If you take Adolph Hitler and his ilk to represent absolute evil, which seems reasonable, then Dylann Roof is of Hitler’s ilk. He deliberately chose to murder people of color who were in a church praying, because, as he said, killing obviously good folks would get more press attention than killing just any black person.
Recently Roof has been tried in a federal court and convicted and sentenced to death—it’s unusual for a young white man to get the death sentence for killing black men and women.
I’m opposed to the death sentence. This is not because I pity Roof. I believe he’s getting off easy. If it were up to me, I’d give him life in solitary confinement so he could think things over for the next 50 or 60 years, while serving as an example of death in life.

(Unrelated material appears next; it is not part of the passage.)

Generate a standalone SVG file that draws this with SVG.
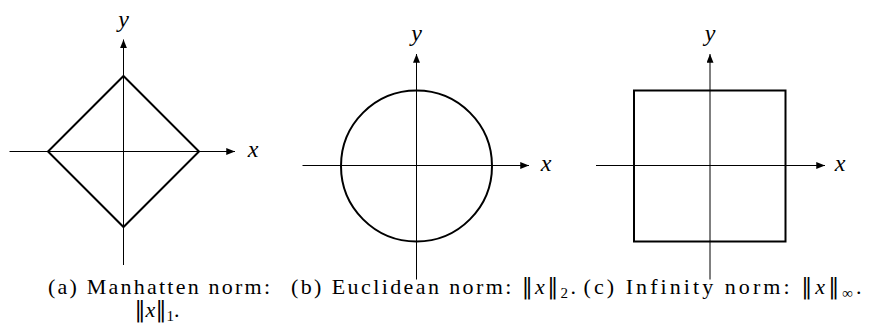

Unlike the American Right, I don’t fully trust the federal government. Why people who claim to despise the federal government are willing to give it the power to execute them is interesting. (It demonstrates that political positions have little to do with logical consistency.)
My main objection to capital punishment is that if we actually placed a high value on human lives and wanted to prove it, we wouldn’t take human lives. Every time we deliberate and then take a life, we prove that to us some lives don’t matter. Which ones matter is a choice in our system.
A poll was taken. About 67% of black people favored life in prison for Roof, while 64% of whites want the feds to kill him. I think we understand why people of color see the justice system as flawed; and many black families belong to churches that preach Christian forgiveness and redemption.